The exchange students were greeted by SHS staff, town officials, and host families at the dinner. Town Manager Garry Brumback championed the program, saying that he was a huge proponent of the value of diversity.
“It’s an opportunity for us to share, it’s an opportunity for us to show off, and it’s an opportunity for us to learn a different perspective from people who come from a completely different culture,” said Brumback.
Board of Education chair Brian Goralski also spoke to the crowd. “We’re proud of what we do in our schools, but we can’t replicate anything that you could bring to us culturally,” he said. “Thank you for choosing Southington, I’m glad you’re with us.”
Spearheaded by foreign language teacher Teresa Curtis, the program is the first full exchange—where both groups travel to each others’ country—done at SHS.
“It’s been a goal for me professionally since I started working here,” Curtis said. “I recognize as a language teacher the importance of giving an immersive experience and exposing my students to the culture.

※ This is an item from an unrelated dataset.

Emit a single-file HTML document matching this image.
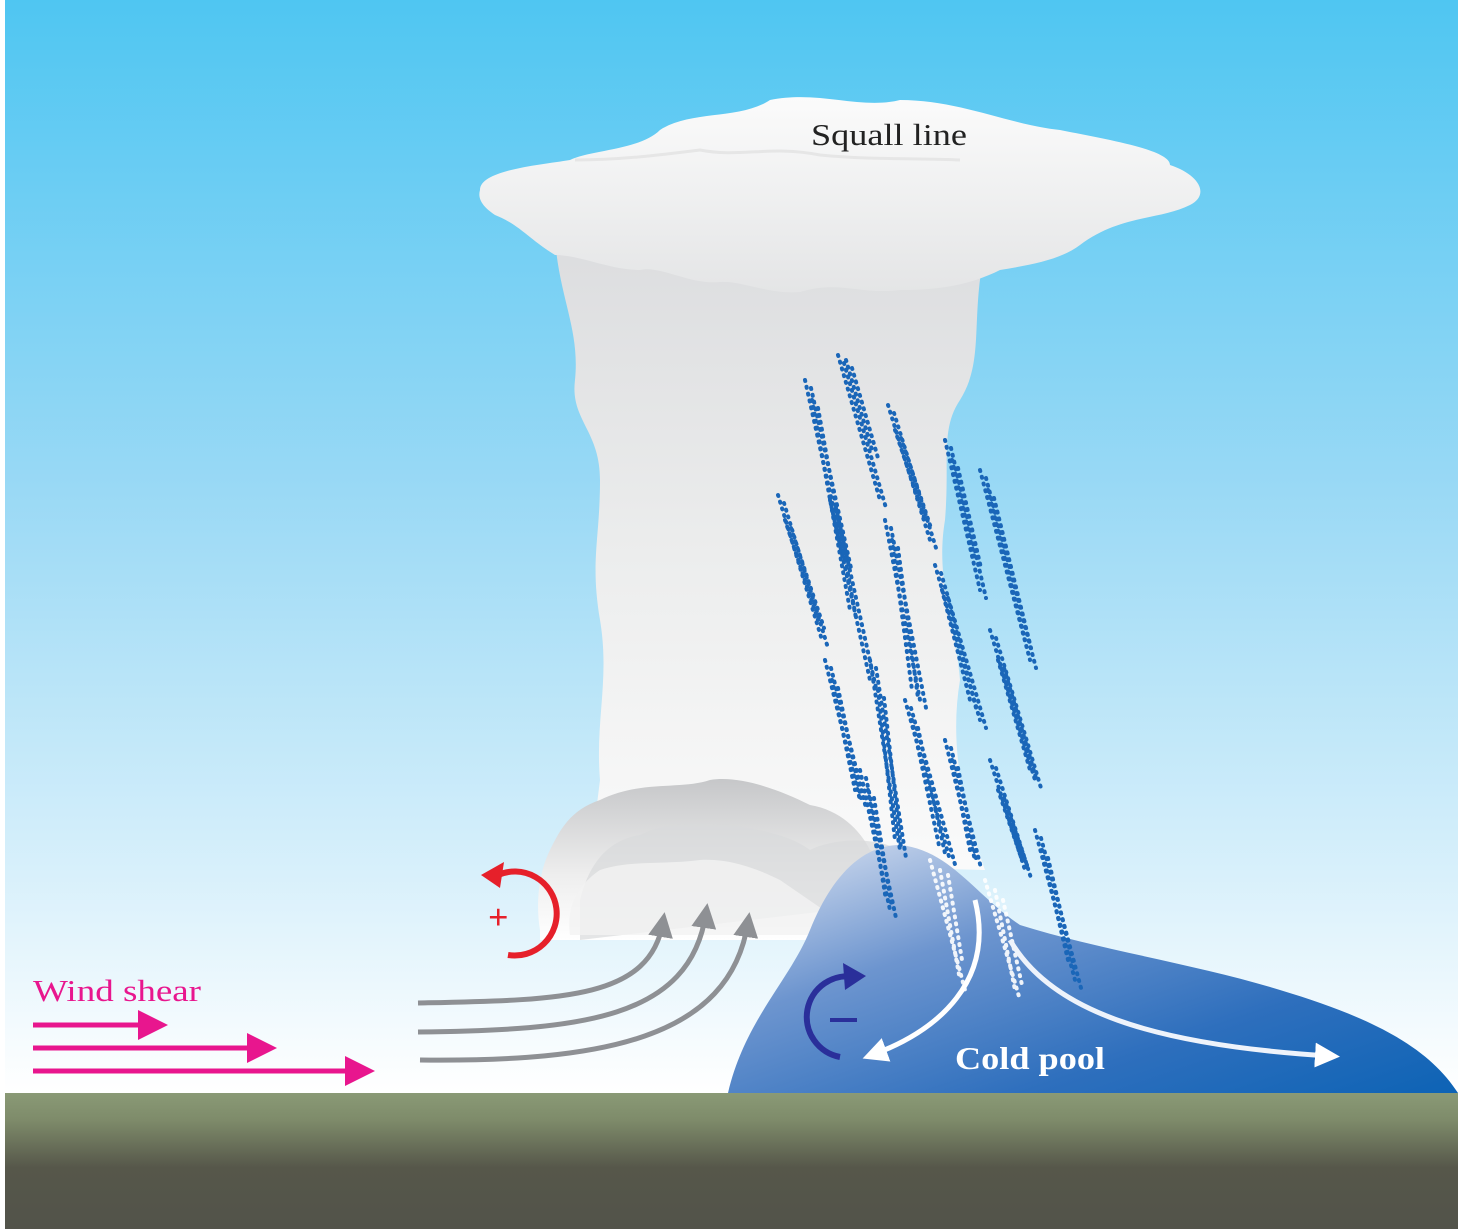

The Costa Rican students came from San Agustín High School, where everyone is a bi-lingual learner. They begin learning the English language at age four, so by adolescence they are fluent speakers. San Agustín English teacher Luis Miguel runs the conversations class, where students are told to just speak, interact, and play games in English to reinforce the language.
Like some of his students, this was Miguel’s first time in the United States. Just the brief dusting of snow flurries caused excitement for them because it’s something they can’t see in their country.
“Costa Rica has only two seasons: rainy and dry,” Miguel said. “The temperature is always warm all year.”
Southington students were each paired up with a Costa Rican student to spend time with during the visit.
World Language department chair Tina Riccio said that the program was open to sophomores and juniors. At San Agustín, the high school ranges from grades 7 to 11, so many of the students were younger than their Southington partners.
Curtis said that during the two-week stay, there are family days, excursion days, and school days. The whole group traveled to the cities of New York City, Boston, New Haven, and Hartford, and they had an afternoon at Powder Ridge for snow tubing.
Family days allowed the exchange students to spend time with his or her host family and do anything they wanted. During the school days, the Costa Rican students followed their Southington counterpart to all of their classes and got to experience the American classroom setting.
When the SHS students go to Costa Rica in July, school will still be in session. The Costa Rican school year begins when the students fly back home, so that enabled them to come here without missing classes.
After two years of planning, the Costa Rican Education Exchange was finally able to happen for Southington students and families. SHS English teacher Chris Cavalho and Curtis will lead the children on the July trip to Costa Rica in order to complete the exchange.